Images are not part of the copy; transcribe all the data exactly.

____________________

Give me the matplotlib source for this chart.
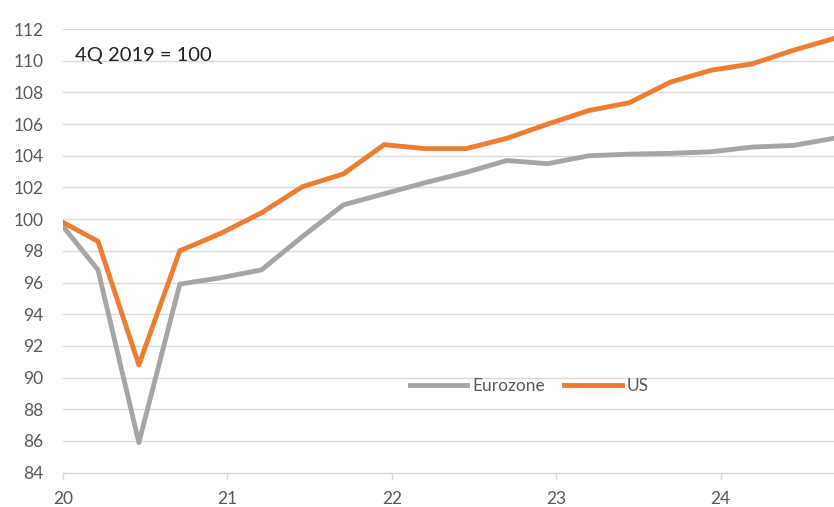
import numpy as np
import matplotlib
matplotlib.use('Agg')
import matplotlib.pyplot as plt

plt.rcParams['font.family'] = ['Lato', 'DejaVu Sans']

# quarterly index, 4Q 2019 = 100 (4Q19 .. 3Q24)
quarters = ['4Q19', '1Q20', '2Q20', '3Q20', '4Q20',
            '1Q21', '2Q21', '3Q21', '4Q21',
            '1Q22', '2Q22', '3Q22', '4Q22',
            '1Q23', '2Q23', '3Q23', '4Q23',
            '1Q24', '2Q24', '3Q24']
eurozone = [100.0, 96.8, 85.9, 95.9, 96.3,
            96.8, 98.9, 100.9, 101.6,
            102.3, 102.95, 103.7, 103.5,
            104.0, 104.1, 104.15, 104.25,
            104.55, 104.65, 105.1]
us = [100.0, 98.6, 90.8, 98.0, 99.1,
      100.4, 102.05, 102.85, 104.7,
      104.45, 104.45, 105.1, 106.0,
      106.85, 107.35, 108.65, 109.4,
      109.8, 110.65, 111.4]
year_ticks = [20, 21, 22, 23, 24]

# date axis: points sit a bit after quarter start
xpos = 20.213 + 0.2487 * (np.arange(len(quarters)) - 1)

fig = plt.figure(figsize=(8.34, 5.07), dpi=100)
ax = fig.add_axes([0.0755, 0.0677, 0.9245, 0.8751])

grid_c = '#d9d9d9'
txt_c = '#595959'

for v in range(86, 113, 2):
    ax.axhline(v, color=grid_c, lw=1.0, zorder=1)

ax.plot(xpos, eurozone, color='#a5a5a5', lw=3.5, label='Eurozone',
        solid_joinstyle='round', zorder=3)
ax.plot(xpos, us, color='#ed7d31', lw=3.5, label='US',
        solid_joinstyle='round', zorder=4)

ax.set_xlim(20, xpos[-1])
ax.set_ylim(84, 112)
ax.set_yticks(range(84, 113, 2))
ax.set_xticks(year_ticks)
ax.set_xticklabels([str(y) for y in year_ticks])

for s in ['top', 'right', 'left']:
    ax.spines[s].set_visible(False)
ax.spines['bottom'].set_color(grid_c)
ax.spines['bottom'].set_linewidth(1.0)

ax.tick_params(axis='y', length=0, pad=14, labelsize=12.5, labelcolor=txt_c)
ax.tick_params(axis='x', length=5, width=1.0, color=grid_c, pad=8,
               labelsize=12.5, labelcolor=txt_c)

ax.text(0.016, 0.96, '4Q 2019 = 100', transform=ax.transAxes,
        fontsize=14.5, color='#222222', va='top', ha='left')

leg = ax.legend(loc='center', bbox_to_anchor=(0.605, 0.195), ncol=2,
                frameon=False, fontsize=12.5, handlelength=3.3,
                handletextpad=0.3, columnspacing=1.1)
for t in leg.get_texts():
    t.set_color(txt_c)

fig.savefig('out.png', dpi=100)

____________________

- [WRITTEN RESPONSE]
Give me the matplotlib source for this chart.
import numpy as np
import matplotlib
matplotlib.use('Agg')
import matplotlib.pyplot as plt

plt.rcParams['font.family'] = ['Lato', 'DejaVu Sans']

# quarterly index, 4Q 2019 = 100 (4Q19 .. 3Q24)
quarters = ['4Q19', '1Q20', '2Q20', '3Q20', '4Q20',
            '1Q21', '2Q21', '3Q21', '4Q21',
            '1Q22', '2Q22', '3Q22', '4Q22',
            '1Q23', '2Q23', '3Q23', '4Q23',
            '1Q24', '2Q24', '3Q24']
eurozone = [100.0, 96.8, 85.9, 95.9, 96.3,
            96.8, 98.9, 100.9, 101.6,
            102.3, 102.95, 103.7, 103.5,
            104.0, 104.1, 104.15, 104.25,
            104.55, 104.65, 105.1]
us = [100.0, 98.6, 90.8, 98.0, 99.1,
      100.4, 102.05, 102.85, 104.7,
      104.45, 104.45, 105.1, 106.0,
      106.85, 107.35, 108.65, 109.4,
      109.8, 110.65, 111.4]
year_ticks = [20, 21, 22, 23, 24]

# date axis: points sit a bit after quarter start
xpos = 20.213 + 0.2487 * (np.arange(len(quarters)) - 1)

fig = plt.figure(figsize=(8.34, 5.07), dpi=100)
ax = fig.add_axes([0.0755, 0.0677, 0.9245, 0.8751])

grid_c = '#d9d9d9'
txt_c = '#595959'

for v in range(86, 113, 2):
    ax.axhline(v, color=grid_c, lw=1.0, zorder=1)

ax.plot(xpos, eurozone, color='#a5a5a5', lw=3.5, label='Eurozone',
        solid_joinstyle='round', zorder=3)
ax.plot(xpos, us, color='#ed7d31', lw=3.5, label='US',
        solid_joinstyle='round', zorder=4)

ax.set_xlim(20, xpos[-1])
ax.set_ylim(84, 112)
ax.set_yticks(range(84, 113, 2))
ax.set_xticks(year_ticks)
ax.set_xticklabels([str(y) for y in year_ticks])

for s in ['top', 'right', 'left']:
    ax.spines[s].set_visible(False)
ax.spines['bottom'].set_color(grid_c)
ax.spines['bottom'].set_linewidth(1.0)

ax.tick_params(axis='y', length=0, pad=14, labelsize=12.5, labelcolor=txt_c)
ax.tick_params(axis='x', length=5, width=1.0, color=grid_c, pad=8,
               labelsize=12.5, labelcolor=txt_c)

ax.text(0.016, 0.96, '4Q 2019 = 100', transform=ax.transAxes,
        fontsize=14.5, color='#222222', va='top', ha='left')

leg = ax.legend(loc='center', bbox_to_anchor=(0.605, 0.195), ncol=2,
                frameon=False, fontsize=12.5, handlelength=3.3,
                handletextpad=0.3, columnspacing=1.1)
for t in leg.get_texts():
    t.set_color(txt_c)

fig.savefig('out.png', dpi=100)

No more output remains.